EXERCISE GOAL
Please retype the data in full and exactly; the pictures are not part of the copy.

DATASET CONTENT
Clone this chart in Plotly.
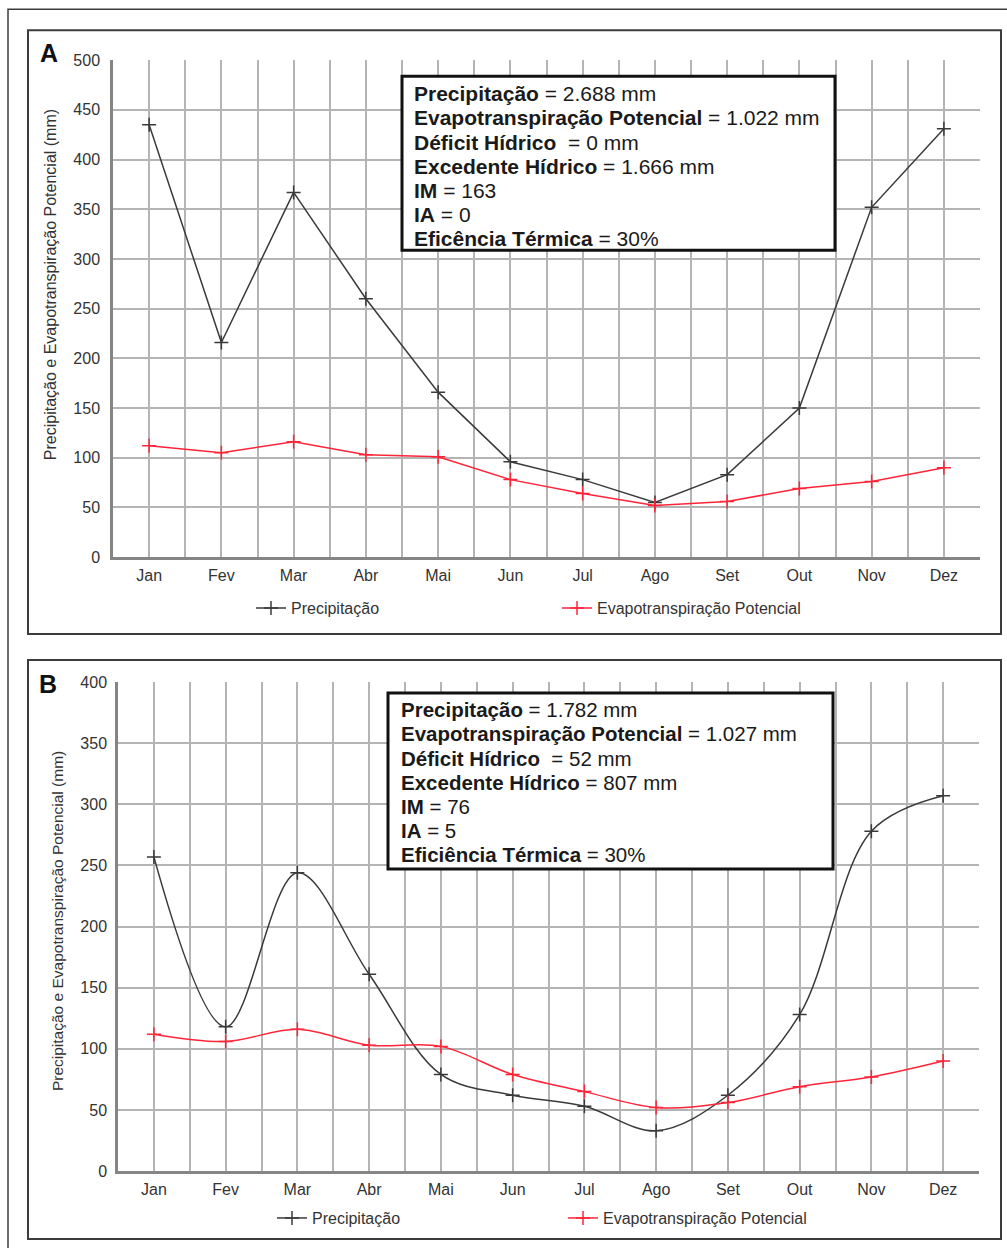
import plotly.graph_objects as go

# ---- data -----------------------------------------------------------------
months = ["Jan", "Fev", "Mar", "Abr", "Mai", "Jun", "Jul", "Ago", "Set", "Out", "Nov", "Dez"]

precip_a = [435, 216, 367, 260, 166, 96, 78, 55, 83, 150, 352, 431]
etp_a = [112, 105, 116, 103, 101, 78, 64, 52, 56, 69, 76, 90]

precip_b = [257, 118, 244, 161, 79, 62, 53, 33, 62, 128, 278, 307]
etp_b = [112, 106, 116, 103, 102, 79, 65, 52, 56, 69, 77, 90]

yticks_a = list(range(0, 501, 50))
yticks_b = list(range(0, 401, 50))

summary_a = [
    ("Precipitação", " = 2.688 mm"),
    ("Evapotranspiração Potencial", " = 1.022 mm"),
    ("Déficit Hídrico", "  = 0 mm"),
    ("Excedente Hídrico", " = 1.666 mm"),
    ("IM", " = 163"),
    ("IA", " = 0"),
    ("Eficência Térmica", " = 30%"),
]
summary_b = [
    ("Precipitação", " = 1.782 mm"),
    ("Evapotranspiração Potencial", " = 1.027 mm"),
    ("Déficit Hídrico", "  = 52 mm"),
    ("Excedente Hídrico", " = 807 mm"),
    ("IM", " = 76"),
    ("IA", " = 5"),
    ("Eficiência Térmica", " = 30%"),
]

# ---- page geometry ----------------------------------------------------------
W, H = 1007, 1248
FONT = "Liberation Sans, Arial, sans-serif"
GRID = "#b4b4b4"
AXIS = "#858585"
TXT = "#333333"
BLACK_LINE = "#3a3a3a"
RED_LINE = "#ff2438"

# vertical layout is laid out on a 1231 px tall sheet sitting 8 px below the top
Y_OFF, Y_SCALE = 7.8, 0.9865


def xp(px):
    return px / W


def yp(py):
    return 1 - ((py - Y_OFF) / Y_SCALE) / H


xpos = list(range(len(months)))
boundaries = [i - 0.5 for i in range(len(months) + 1)]

fig = go.Figure()


def add_series(y, name, color, xa, ya, legend, shape):
    fig.add_trace(go.Scatter(
        x=xpos, y=y, name=name, mode="lines+markers",
        line=dict(color=color, width=1.5, shape=shape, smoothing=1.0),
        marker=dict(symbol="cross-thin", size=10, line=dict(width=1.5, color=color)),
        xaxis=xa, yaxis=ya, legend=legend,
    ))


add_series(precip_a, "Precipitação", BLACK_LINE, "x", "y", "legend", "linear")
add_series(etp_a, "Evapotranspiração Potencial", RED_LINE, "x", "y", "legend", "linear")
add_series(precip_b, "Precipitação", BLACK_LINE, "x2", "y2", "legend2", "spline")
add_series(etp_b, "Evapotranspiração Potencial", RED_LINE, "x2", "y2", "legend2", "spline")


def xaxis_style(domain):
    return dict(
        domain=domain, range=[-0.5, len(months) - 0.5],
        tickmode="array", tickvals=xpos, ticktext=months,
        showgrid=True, gridcolor=GRID, gridwidth=1.5,
        minor=dict(tickmode="array", tickvals=boundaries, showgrid=True,
                   gridcolor=GRID, gridwidth=1.5),
        showline=True, linecolor=AXIS, linewidth=2.5,
        zeroline=False, ticks="", ticklabelstandoff=2,
        tickfont=dict(family=FONT, size=16, color=TXT),
        fixedrange=True,
    )


def yaxis_style(domain, ticks, anchor, standoff):
    return dict(
        domain=domain, range=[ticks[0], ticks[-1]],
        tickmode="array", tickvals=ticks,
        showgrid=True, gridcolor=GRID, gridwidth=1.5,
        showline=True, linecolor=AXIS, linewidth=2.5,
        zeroline=False, ticks="", ticklabelstandoff=standoff,
        tickfont=dict(family=FONT, size=16, color=TXT),
        anchor=anchor, fixedrange=True,
    )


legend_common = dict(
    orientation="h", xanchor="left", yanchor="middle",
    font=dict(family=FONT, size=16, color=TXT),
    bgcolor="rgba(0,0,0,0)", borderwidth=0,
    entrywidthmode="pixels", traceorder="normal",
)

fig.update_layout(
    width=W, height=H, autosize=False,
    margin=dict(l=0, r=0, t=0, b=0, pad=0),
    paper_bgcolor="white", plot_bgcolor="white",
    font=dict(family=FONT, color=TXT),
    xaxis=xaxis_style([xp(113), xp(980)]),
    yaxis=yaxis_style([yp(557), yp(60)], yticks_a, "x", 7),
    xaxis2=dict(xaxis_style([xp(118), xp(979)]), anchor="y2"),
    yaxis2=yaxis_style([yp(1171), yp(682)], yticks_b, "x2", 5),
    legend=dict(legend_common, x=xp(251), y=yp(608), entrywidth=261),
    legend2=dict(legend_common, x=xp(272), y=yp(1218), entrywidth=246),
)

shapes = []
# outer frame (runs off the page on the right and bottom)
shapes.append(dict(type="rect", xref="paper", yref="paper",
                   x0=xp(8), x1=xp(1030), y0=yp(1290), y1=yp(9),
                   line=dict(color="#3c3c3c", width=1.5), layer="below"))
# panel frames
for top, bottom in [(30, 634), (660, 1239)]:
    shapes.append(dict(type="rect", xref="paper", yref="paper",
                       x0=xp(28), x1=xp(1001), y0=yp(bottom), y1=yp(top),
                       line=dict(color="#3c3c3c", width=2), layer="below"))
# summary boxes
for (l, t, r, b) in [(402, 76, 835, 250), (388, 693, 833, 869)]:
    shapes.append(dict(type="rect", xref="paper", yref="paper",
                       x0=xp(l), x1=xp(r), y0=yp(b), y1=yp(t),
                       fillcolor="white", line=dict(color="#111111", width=3),
                       layer="above"))

annotations = []
# panel letters
for letter, x, y in [("A", 49, 53), ("B", 48, 684)]:
    annotations.append(dict(text=f"<b>{letter}</b>", x=xp(x), y=yp(y),
                            xref="paper", yref="paper", showarrow=False,
                            xanchor="center", yanchor="middle",
                            font=dict(family=FONT, size=25, color="#111111")))
# y-axis titles
ytitle = "Precipitação e Evapotranspiração Potencial (mm)"
for x, y, size in [(50, 285, 16), (57, 921, 15.5)]:
    annotations.append(dict(text=ytitle, x=xp(x), y=yp(y), textangle=-90,
                            xref="paper", yref="paper", showarrow=False,
                            xanchor="center", yanchor="middle",
                            font=dict(family=FONT, size=size, color=TXT)))
# summary text lines
for lines, left, y0, size in [(summary_a, 412, 93.5, 21), (summary_b, 399, 709.5, 20.5)]:
    for i, (label, value) in enumerate(lines):
        annotations.append(dict(
            text=f"<b>{label}</b>{value.replace('  ', '&nbsp; ')}",
            x=xp(left), y=yp(y0 + i * 24.2), xref="paper", yref="paper",
            showarrow=False, xanchor="left", yanchor="middle",
            font=dict(family=FONT, size=size, color="#1a1a1a")))

fig.update_layout(shapes=shapes, annotations=annotations)

fig.write_html("out.html")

PROBLEM SOLUTION
Clone this chart in Plotly.
import plotly.graph_objects as go

# ---- data -----------------------------------------------------------------
months = ["Jan", "Fev", "Mar", "Abr", "Mai", "Jun", "Jul", "Ago", "Set", "Out", "Nov", "Dez"]

precip_a = [435, 216, 367, 260, 166, 96, 78, 55, 83, 150, 352, 431]
etp_a = [112, 105, 116, 103, 101, 78, 64, 52, 56, 69, 76, 90]

precip_b = [257, 118, 244, 161, 79, 62, 53, 33, 62, 128, 278, 307]
etp_b = [112, 106, 116, 103, 102, 79, 65, 52, 56, 69, 77, 90]

yticks_a = list(range(0, 501, 50))
yticks_b = list(range(0, 401, 50))

summary_a = [
    ("Precipitação", " = 2.688 mm"),
    ("Evapotranspiração Potencial", " = 1.022 mm"),
    ("Déficit Hídrico", "  = 0 mm"),
    ("Excedente Hídrico", " = 1.666 mm"),
    ("IM", " = 163"),
    ("IA", " = 0"),
    ("Eficência Térmica", " = 30%"),
]
summary_b = [
    ("Precipitação", " = 1.782 mm"),
    ("Evapotranspiração Potencial", " = 1.027 mm"),
    ("Déficit Hídrico", "  = 52 mm"),
    ("Excedente Hídrico", " = 807 mm"),
    ("IM", " = 76"),
    ("IA", " = 5"),
    ("Eficiência Térmica", " = 30%"),
]

# ---- page geometry ----------------------------------------------------------
W, H = 1007, 1248
FONT = "Liberation Sans, Arial, sans-serif"
GRID = "#b4b4b4"
AXIS = "#858585"
TXT = "#333333"
BLACK_LINE = "#3a3a3a"
RED_LINE = "#ff2438"

# vertical layout is laid out on a 1231 px tall sheet sitting 8 px below the top
Y_OFF, Y_SCALE = 7.8, 0.9865


def xp(px):
    return px / W


def yp(py):
    return 1 - ((py - Y_OFF) / Y_SCALE) / H


xpos = list(range(len(months)))
boundaries = [i - 0.5 for i in range(len(months) + 1)]

fig = go.Figure()


def add_series(y, name, color, xa, ya, legend, shape):
    fig.add_trace(go.Scatter(
        x=xpos, y=y, name=name, mode="lines+markers",
        line=dict(color=color, width=1.5, shape=shape, smoothing=1.0),
        marker=dict(symbol="cross-thin", size=10, line=dict(width=1.5, color=color)),
        xaxis=xa, yaxis=ya, legend=legend,
    ))


add_series(precip_a, "Precipitação", BLACK_LINE, "x", "y", "legend", "linear")
add_series(etp_a, "Evapotranspiração Potencial", RED_LINE, "x", "y", "legend", "linear")
add_series(precip_b, "Precipitação", BLACK_LINE, "x2", "y2", "legend2", "spline")
add_series(etp_b, "Evapotranspiração Potencial", RED_LINE, "x2", "y2", "legend2", "spline")


def xaxis_style(domain):
    return dict(
        domain=domain, range=[-0.5, len(months) - 0.5],
        tickmode="array", tickvals=xpos, ticktext=months,
        showgrid=True, gridcolor=GRID, gridwidth=1.5,
        minor=dict(tickmode="array", tickvals=boundaries, showgrid=True,
                   gridcolor=GRID, gridwidth=1.5),
        showline=True, linecolor=AXIS, linewidth=2.5,
        zeroline=False, ticks="", ticklabelstandoff=2,
        tickfont=dict(family=FONT, size=16, color=TXT),
        fixedrange=True,
    )


def yaxis_style(domain, ticks, anchor, standoff):
    return dict(
        domain=domain, range=[ticks[0], ticks[-1]],
        tickmode="array", tickvals=ticks,
        showgrid=True, gridcolor=GRID, gridwidth=1.5,
        showline=True, linecolor=AXIS, linewidth=2.5,
        zeroline=False, ticks="", ticklabelstandoff=standoff,
        tickfont=dict(family=FONT, size=16, color=TXT),
        anchor=anchor, fixedrange=True,
    )


legend_common = dict(
    orientation="h", xanchor="left", yanchor="middle",
    font=dict(family=FONT, size=16, color=TXT),
    bgcolor="rgba(0,0,0,0)", borderwidth=0,
    entrywidthmode="pixels", traceorder="normal",
)

fig.update_layout(
    width=W, height=H, autosize=False,
    margin=dict(l=0, r=0, t=0, b=0, pad=0),
    paper_bgcolor="white", plot_bgcolor="white",
    font=dict(family=FONT, color=TXT),
    xaxis=xaxis_style([xp(113), xp(980)]),
    yaxis=yaxis_style([yp(557), yp(60)], yticks_a, "x", 7),
    xaxis2=dict(xaxis_style([xp(118), xp(979)]), anchor="y2"),
    yaxis2=yaxis_style([yp(1171), yp(682)], yticks_b, "x2", 5),
    legend=dict(legend_common, x=xp(251), y=yp(608), entrywidth=261),
    legend2=dict(legend_common, x=xp(272), y=yp(1218), entrywidth=246),
)

shapes = []
# outer frame (runs off the page on the right and bottom)
shapes.append(dict(type="rect", xref="paper", yref="paper",
                   x0=xp(8), x1=xp(1030), y0=yp(1290), y1=yp(9),
                   line=dict(color="#3c3c3c", width=1.5), layer="below"))
# panel frames
for top, bottom in [(30, 634), (660, 1239)]:
    shapes.append(dict(type="rect", xref="paper", yref="paper",
                       x0=xp(28), x1=xp(1001), y0=yp(bottom), y1=yp(top),
                       line=dict(color="#3c3c3c", width=2), layer="below"))
# summary boxes
for (l, t, r, b) in [(402, 76, 835, 250), (388, 693, 833, 869)]:
    shapes.append(dict(type="rect", xref="paper", yref="paper",
                       x0=xp(l), x1=xp(r), y0=yp(b), y1=yp(t),
                       fillcolor="white", line=dict(color="#111111", width=3),
                       layer="above"))

annotations = []
# panel letters
for letter, x, y in [("A", 49, 53), ("B", 48, 684)]:
    annotations.append(dict(text=f"<b>{letter}</b>", x=xp(x), y=yp(y),
                            xref="paper", yref="paper", showarrow=False,
                            xanchor="center", yanchor="middle",
                            font=dict(family=FONT, size=25, color="#111111")))
# y-axis titles
ytitle = "Precipitação e Evapotranspiração Potencial (mm)"
for x, y, size in [(50, 285, 16), (57, 921, 15.5)]:
    annotations.append(dict(text=ytitle, x=xp(x), y=yp(y), textangle=-90,
                            xref="paper", yref="paper", showarrow=False,
                            xanchor="center", yanchor="middle",
                            font=dict(family=FONT, size=size, color=TXT)))
# summary text lines
for lines, left, y0, size in [(summary_a, 412, 93.5, 21), (summary_b, 399, 709.5, 20.5)]:
    for i, (label, value) in enumerate(lines):
        annotations.append(dict(
            text=f"<b>{label}</b>{value.replace('  ', '&nbsp; ')}",
            x=xp(left), y=yp(y0 + i * 24.2), xref="paper", yref="paper",
            showarrow=False, xanchor="left", yanchor="middle",
            font=dict(family=FONT, size=size, color="#1a1a1a")))

fig.update_layout(shapes=shapes, annotations=annotations)

fig.write_html("out.html")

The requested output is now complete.